Alors que l’été 2025 s’installe sous des températures records, dépassant régulièrement les 35 °C, les entreprises françaises se retrouvent face à un défi inédit : concilier sécurité, confort et image professionnelle. Le décret du 27 mai 2025, entré en vigueur le 1er juillet, impose désormais aux employeurs des mesures concrètes pour protéger leurs salariés contre les effets du heatstroke. Mais derrière les obligations légales, se posent des questions humaines, pratiques, parfois délicates : peut-on exiger un costume-cravate quand le bitume fond sous les pieds ? Quelle place reste-t-il au bon sens quand les règles internes butent contre la réalité du climat ? Entre droit du travail, responsabilité sociale et adaptation terrain, les entreprises doivent naviguer entre rigueur et souplesse. Témoignages croisés, éclairages juridiques et bonnes pratiques : voici comment les organisations redéfinissent le travail en canicule.

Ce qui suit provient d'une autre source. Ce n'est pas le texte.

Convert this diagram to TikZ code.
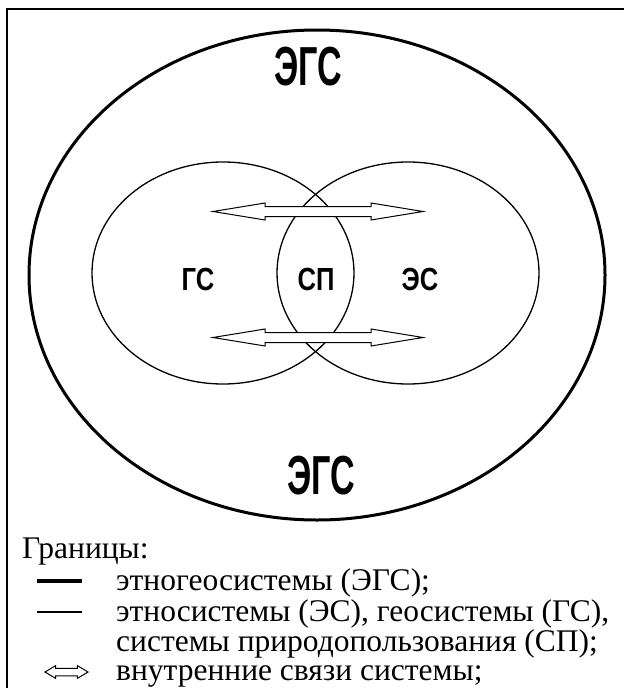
\documentclass[tikz,border=0pt]{standalone}
\usepackage{fontspec}
\setmainfont{Liberation Serif}
\newfontfamily\labfont{Liberation Sans}
\usetikzlibrary{shapes.geometric}
\begin{document}
\begin{tikzpicture}[x=1pt,y=-1pt,
  bigsys/.style={draw, ellipse, line width=3pt, inner sep=0pt, minimum width=576pt, minimum height=490pt},
  subsys/.style={draw, ellipse, line width=1.3pt, inner sep=0pt, minimum width=262pt, minimum height=222pt},
  biglab/.style={font=\labfont\bfseries\fontsize{55}{55}\selectfont, xscale=0.62, inner sep=0pt},
  smalllab/.style={font=\labfont\bfseries\fontsize{32}{32}\selectfont, xscale=0.8, inner sep=0pt},
  legtext/.style={font=\fontsize{31.5}{31.5}\selectfont, anchor=base west, inner sep=0pt, text height=20pt, text depth=4pt},
  dblarr/.pic={\draw[line width=1pt, line join=miter, fill=white]
     (-105,0) -- (-53,-8.5) -- (-53,-5) -- (53,-5) -- (53,-8.5) -- (105,0)
     -- (53,8.5) -- (53,5) -- (-53,5) -- (-53,8.5) -- cycle;}
]
\useasboundingbox (0,0) rectangle (624,688);
% frame
\coordinate (fbl) at (6.5,688);
\coordinate (ftl) at (6.5,8.5);
\coordinate (ftr) at (624,8.5);
\draw[line width=2pt] (fbl) -- (ftl) -- (ftr);
% systems
\node[bigsys] (egs) at (317,275) {};
\node[subsys] (gs) at (223,273) {};
\node[subsys] (es) at (408,273) {};
% arrows
\pic (arrtop) at (318,211.5) {dblarr};
\pic (arrbot) at (318,337.5) {dblarr};
% labels
\node[biglab] (egstop) at (308,67) {ЭГС};
\node[biglab] (egsbot) at (321,476) {ЭГС};
\node[smalllab] (gslab) at (198,279) {ГС};
\node[smalllab] (splab) at (316,279) {СП};
\node[smalllab] (eslab) at (420,279) {ЭС};
% legend
\node[legtext] (lhead) at (22,558) {Границы:};
\coordinate (thickA) at (37,581);
\coordinate (thickB) at (82,581);
\draw[line width=4pt] (thickA) -- (thickB);
\node[legtext] (l1) at (116,590) {этногеосистемы (ЭГС);};
\coordinate (thinA) at (37,612);
\coordinate (thinB) at (82,612);
\draw[line width=1.3pt] (thinA) -- (thinB);
\node[legtext] (l2) at (116,621) {этносистемы (ЭС), геосистемы (ГС),};
\node[legtext] (l3) at (116,651) {системы природопользования (СП);};
\pic[xscale=0.205, yscale=0.75] (legarr) at (66.5,672) {dblarr};
\node[legtext] (l4) at (116,680) {внутренние связи системы;};
\end{tikzpicture}
\end{document}
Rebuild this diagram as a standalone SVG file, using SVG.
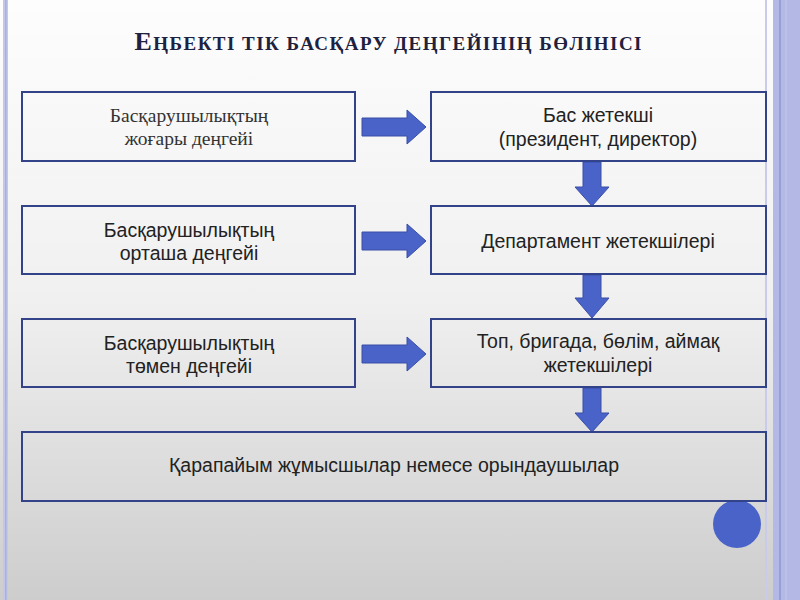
<svg xmlns="http://www.w3.org/2000/svg" width="800" height="600" viewBox="0 0 800 600">
<defs>
<linearGradient id="bg" x1="0" y1="0" x2="0" y2="1">
<stop offset="0" stop-color="#fdfdfd"/>
<stop offset="0.5" stop-color="#f0f0f0"/>
<stop offset="1" stop-color="#cdcdcd"/>
</linearGradient>
</defs>
<style>
.box{fill:none;stroke:#33438a;stroke-width:2}
.arr{fill:#4a63c8;stroke:#3a4fa6;stroke-width:1}
.serif{font-family:"Liberation Serif","Times New Roman",serif;font-size:19.5px;fill:#333;text-anchor:middle}
.sans{font-family:"Liberation Sans",Arial,sans-serif;font-size:19.5px;fill:#222;text-anchor:middle}
.title{font-family:"Liberation Serif","Times New Roman",serif;font-weight:bold;fill:#1e2240;text-anchor:middle}
</style>
<rect x="0" y="0" width="800" height="600" fill="url(#bg)"/>
<g id="decor">
<rect x="3" y="0" width="5" height="600" fill="#c3c7ea"/>
<rect x="5" y="0" width="1.5" height="600" fill="#a9afe0"/>
<rect x="765" y="0" width="2" height="600" fill="#c8cbea"/>
<rect x="773" y="0" width="27" height="600" fill="#b3b8e4"/>
<rect x="779" y="0" width="2" height="600" fill="#979ed8"/>
<rect x="785" y="0" width="2" height="600" fill="#bcc0e8"/>
<circle cx="737" cy="524" r="24" fill="#4a63c8"/>
</g>
<text class="title" x="388" y="50" textLength="507" lengthAdjust="spacing"><tspan font-size="26">Е</tspan><tspan font-size="19">ҢБЕКТІ ТІК БАСҚАРУ ДЕҢГЕЙІНІҢ БӨЛІНІСІ</tspan></text>
<g id="connectors">
<path class="arr" d="M362,118 H407 V110 L426,127 L407,144 V136 H362 Z"/>
<path class="arr" d="M362,232 H407 V224 L426,241 L407,258 V250 H362 Z"/>
<path class="arr" d="M362,345 H407 V337 L426,354 L407,371 V363 H362 Z"/>
<path class="arr" d="M583,162 V187 H575 L592,206 L609,187 H601 V162 Z"/>
<path class="arr" d="M583,275 V298 H575 L592,318 L609,298 H601 V275 Z"/>
<path class="arr" d="M583,388 V413 H575 L592,432 L609,413 H601 V388 Z"/>
</g>
<g id="left-top">
<rect class="box" x="22" y="92" width="333" height="69"/>
<text class="serif" x="189" y="122">Басқарушылықтың</text>
<text class="serif" x="189" y="145">жоғары деңгейі</text>
</g>
<g id="left-mid">
<rect class="box" x="22" y="206" width="333" height="68"/>
<text class="sans" x="189" y="237">Басқарушылықтың</text>
<text class="sans" x="189" y="260">орташа деңгейі</text>
</g>
<g id="left-low">
<rect class="box" x="22" y="319" width="333" height="68"/>
<text class="sans" x="189" y="350">Басқарушылықтың</text>
<text class="sans" x="189" y="373">төмен деңгейі</text>
</g>
<g id="right-top">
<rect class="box" x="431" y="92" width="335" height="69"/>
<text class="sans" x="598" y="122">Бас жетекші</text>
<text class="sans" x="598" y="146">(президент, директор)</text>
</g>
<g id="right-mid">
<rect class="box" x="431" y="206" width="335" height="68"/>
<text class="sans" x="598" y="248">Департамент жетекшілері</text>
</g>
<g id="right-low">
<rect class="box" x="431" y="319" width="335" height="68"/>
<text class="sans" x="598" y="348">Топ, бригада, бөлім, аймақ</text>
<text class="sans" x="598" y="372">жетекшілері</text>
</g>
<g id="bottom">
<rect class="box" x="22" y="432" width="744" height="69"/>
<text class="sans" x="394" y="472">Қарапайым жұмысшылар немесе орындаушылар</text>
</g>
</svg>
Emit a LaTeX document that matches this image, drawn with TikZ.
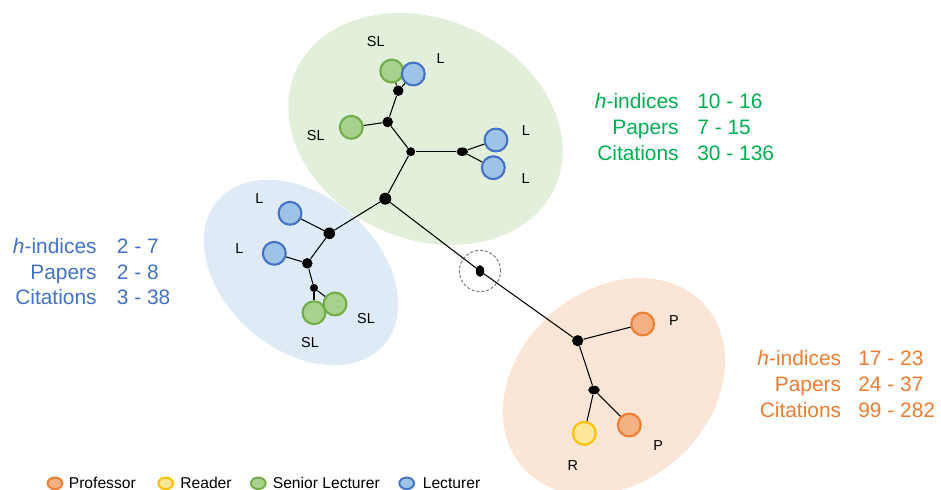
\documentclass[tikz,border=0pt]{standalone}
\usepackage{fontspec}
\setmainfont{Liberation Sans}
\usetikzlibrary{shapes.geometric}

\definecolor{slfill}{HTML}{A9D18E}
\definecolor{sldraw}{HTML}{70AD47}
\definecolor{lfill}{HTML}{9DC3E6}
\definecolor{ldraw}{HTML}{4472C4}
\definecolor{pfill}{HTML}{F4B183}
\definecolor{pdraw}{HTML}{ED7D31}
\definecolor{rfill}{HTML}{FFE699}
\definecolor{rdraw}{HTML}{FFC000}
\definecolor{greenzone}{HTML}{E2EFDA}
\definecolor{bluezone}{HTML}{DEEBF7}
\definecolor{orangezone}{HTML}{FBE5D6}
\definecolor{greentext}{HTML}{00B050}

\tikzset{my member/.style={circle, draw, line width=1.2pt, minimum size=13pt, inner sep=0pt},
my sl/.style={my member, fill=slfill, draw=sldraw},
my l/.style={my member, fill=lfill, draw=ldraw},
my p/.style={my member, fill=pfill, draw=pdraw},
my r/.style={my member, fill=rfill, draw=rdraw},
my joint/.style={circle, fill=black, inner sep=0pt, minimum size=6pt},
my flat joint/.style={ellipse, fill=black, inner sep=0pt, minimum width=6.6pt, minimum height=4.8pt},
my edge/.style={line width=0.6pt},
my ring/.style={circle, draw=black!50, dash pattern=on 1.7pt off 1.1pt, line width=0.6pt, minimum size=23.5pt, inner sep=0pt},
my tag/.style={inner sep=0pt, font=\fontsize{8.2}{10}\selectfont},
my stat/.style={inner sep=0pt, font=\fontsize{11.9}{14}\selectfont},
my key/.style={ellipse, draw, line width=1.1pt, minimum width=8.4pt, minimum height=6.6pt, inner sep=0pt},
my key text/.style={inner sep=0pt, anchor=base west, font=\fontsize{8.9}{10}\selectfont},}

\begin{document}
\begin{tikzpicture}[x=0.02cm, y=-0.02cm]
\useasboundingbox (0,0) rectangle (941,490);

% groups
\fill [greenzone, rotate around={-24:(425.5,129.0)}] (425.5,129.0) ellipse [x radius=142, y radius=110];
\fill [bluezone, rotate around={-41:(301.0,272.5)}] (301.0,272.5) ellipse [x radius=110, y radius=77];
\fill [orangezone, rotate around={42:(614.0,386.5)}] (614.0,386.5) ellipse [x radius=122, y radius=96];

% members
\node [my sl] (gsl1) at ( 391.7,  71.0) {};
\node [my l]  (gl1)  at ( 413.3,  74.0) {};
\node [my sl] (gsl2) at ( 351.3, 127.3) {};
\node [my l]  (gl2)  at ( 496.0, 140.0) {};
\node [my l]  (gl3)  at ( 493.3, 167.7) {};
\node [my l]  (bl1)  at ( 290.0, 213.3) {};
\node [my l]  (bl2)  at ( 274.3, 253.3) {};
\node [my sl] (bsl1) at ( 335.0, 304.0) {};
\node [my sl] (bsl2) at ( 314.0, 312.7) {};
\node [my p]  (op1)  at ( 642.7, 324.0) {};
\node [my r]  (or1)  at ( 584.3, 433.3) {};
\node [my p]  (op2)  at ( 629.3, 425.0) {};

% joints
\node [my joint] (gj1) at ( 398.3,  90.7) {};
\node [my joint] (gj2) at ( 387.7, 122.0) {};
\node [my joint, minimum size=5.1pt] (gj3) at ( 410.7, 151.7) {};
\node [my flat joint] (gj4) at ( 462.3, 151.7) {};
\node [my joint, minimum size=6.8pt] (gj5) at ( 385.3, 198.7) {};
\node [my joint, minimum size=6.6pt] (bj1) at ( 329.3, 233.3) {};
\node [my joint] (bj2) at ( 307.3, 263.3) {};
\node [my joint, minimum size=4.6pt] (bj3) at ( 314.0, 288.0) {};
\node [my flat joint, minimum width=4.8pt, minimum height=6.6pt] (root) at ( 480.0, 271.0) {};
\node [my ring] (ring) at ( 480.0, 271.0) {};
\node [my joint, minimum size=6.4pt] (oj1) at ( 577.7, 340.7) {};
\node [my flat joint] (oj2) at ( 594.0, 390.0) {};

% branches
\draw [my edge] (gj1) -- (gsl1);
\draw [my edge] (gj1) -- (gl1);
\draw [my edge] (gj1) -- (gj2);
\draw [my edge] (gj2) -- (gsl2);
\draw [my edge] (gj2) -- (gj3);
\draw [my edge] (gj3) -- (gj4);
\draw [my edge] (gj4) -- (gl2);
\draw [my edge] (gj4) -- (gl3);
\draw [my edge] (gj3) -- (gj5);
\draw [my edge] (gj5) -- (bj1);
\draw [my edge] (gj5) -- (root);
\draw [my edge] (bj1) -- (bl1);
\draw [my edge] (bj1) -- (bj2);
\draw [my edge] (bj2) -- (bl2);
\draw [my edge] (bj2) -- (bj3);
\draw [my edge] (bj3) -- (bsl1);
\draw [my edge] (bj3) -- (bsl2);
\draw [my edge] (root) -- (oj1);
\draw [my edge] (oj1) -- (op1);
\draw [my edge] (oj1) -- (oj2);
\draw [my edge] (oj2) -- (or1);
\draw [my edge] (oj2) -- (op2);

% role tags
\node [my tag] (tgsl1) at ( 375.7,  41.7) {SL};
\node [my tag] (tgl1)  at ( 440.7,  58.7) {L};
\node [my tag] (tgsl2) at ( 315.7, 135.3) {SL};
\node [my tag] (tgl2)  at ( 526.0, 131.0) {L};
\node [my tag] (tgl3)  at ( 525.7, 179.0) {L};
\node [my tag] (tbl1)  at ( 259.3, 198.3) {L};
\node [my tag] (tbl2)  at ( 239.3, 249.0) {L};
\node [my tag] (tbsl1) at ( 366.0, 318.3) {SL};
\node [my tag] (tbsl2) at ( 310.0, 342.3) {SL};
\node [my tag] (top1)  at ( 674.0, 320.7) {P};
\node [my tag] (top2)  at ( 658.3, 446.0) {P};
\node [my tag] (tor1)  at ( 572.7, 466.0) {R};

% group figures
\node [my stat, text=greentext, anchor=base east] (gh)  at ( 679.0, 108.0) {\textit{h}-indices};
\node [my stat, text=greentext, anchor=base west] (ghv) at ( 697.0, 108.0) {10 - 16};
\node [my stat, text=greentext, anchor=base east] (gp)  at ( 679.0, 134.0) {Papers};
\node [my stat, text=greentext, anchor=base west] (gpv) at ( 697.0, 134.0) {7 - 15};
\node [my stat, text=greentext, anchor=base east] (gc)  at ( 679.0, 160.0) {Citations};
\node [my stat, text=greentext, anchor=base west] (gcv) at ( 697.0, 160.0) {30 - 136};

\node [my stat, text=ldraw, anchor=base east] (bh)  at (  97.0, 253.5) {\textit{h}-indices};
\node [my stat, text=ldraw, anchor=base west] (bhv) at ( 116.5, 253.5) {2 - 7};
\node [my stat, text=ldraw, anchor=base east] (bp)  at (  97.0, 279.0) {Papers};
\node [my stat, text=ldraw, anchor=base west] (bpv) at ( 116.5, 279.0) {2 - 8};
\node [my stat, text=ldraw, anchor=base east] (bc)  at (  97.0, 304.5) {Citations};
\node [my stat, text=ldraw, anchor=base west] (bcv) at ( 116.5, 304.5) {3 - 38};

\node [my stat, text=pdraw, anchor=base east] (oh)  at ( 841.5, 365.0) {\textit{h}-indices};
\node [my stat, text=pdraw, anchor=base west] (ohv) at ( 858.0, 365.0) {17 - 23};
\node [my stat, text=pdraw, anchor=base east] (op)  at ( 841.5, 391.0) {Papers};
\node [my stat, text=pdraw, anchor=base west] (opv) at ( 858.0, 391.0) {24 - 37};
\node [my stat, text=pdraw, anchor=base east] (oc)  at ( 841.5, 417.0) {Citations};
\node [my stat, text=pdraw, anchor=base west] (ocv) at ( 858.0, 417.0) {99 - 282};

% legend
\node [my key, fill=pfill, draw=pdraw]   (kp)  at (  55.0, 483.3) {};
\node [my key text] (kpt)  at (  68.5, 488.3) {Professor};
\node [my key, fill=rfill, draw=rdraw]   (kr)  at ( 165.7, 483.3) {};
\node [my key text] (krt)  at ( 180.0, 488.3) {Reader};
\node [my key, fill=slfill, draw=sldraw] (ksl) at ( 258.3, 483.3) {};
\node [my key text] (kslt) at ( 272.5, 488.3) {Senior Lecturer};
\node [my key, fill=lfill, draw=ldraw]   (kl)  at ( 406.7, 483.3) {};
\node [my key text] (klt)  at ( 422.5, 488.3) {Lecturer};
\end{tikzpicture}
\end{document}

Le décret de juillet 2025 : une avancée pour la santé au travail ?

Le 27 mai 2025, un décret publié au Journal officiel a marqué un tournant dans la gestion des risques liés à la chaleur en milieu professionnel. Applicable dès le 1er juillet, il impose aux employeurs de mettre en place des mesures préventives dès lors que les températures dépassent un certain seuil, en fonction des secteurs d’activité. Parmi les obligations : la fourniture de trois litres d’eau potable par jour et par salarié, la ventilation mécanique ou naturelle des espaces de travail, l’ajustement des horaires pour éviter les pics de chaleur, et la mise à disposition de protections solaires. Ces mesures, encadrées par le ministère du Travail, s’inscrivent dans une logique de prévention des coups de chaleur, des déshydratations et des troubles cardiovasculaires liés à la canicule.

Ce texte renforce les dispositions existantes du Code du travail, notamment l’article L4121-1, qui oblige l’employeur à garantir la santé physique de ses salariés. « La canicule n’est plus une exception météorologique, mais une donnée structurelle de notre environnement professionnel », explique Élodie Renard, inspectrice du travail en région Occitanie. « Ce décret traduit une prise de conscience : on ne peut plus ignorer que travailler sous 38 °C sans adaptation est un risque sanitaire avéré. »

Peut-on imposer une tenue formelle en période de canicule ?

La question semble simple, mais elle touche à des enjeux complexes. D’un côté, l’employeur a légalement le droit de fixer une tenue vestimentaire, notamment pour des raisons d’image, de sécurité ou d’hygiène. D’un autre côté, il ne peut pas exiger une tenue qui mettrait en danger la santé du salarié. « Le droit à un environnement de travail sain prime sur toute règle de style », précise Maître Camille Vasseur, avocate spécialisée en droit social. « Si un employeur impose un costume trois-pièces en plein canicule, sans aucune mesure compensatoire, il s’expose à des sanctions. »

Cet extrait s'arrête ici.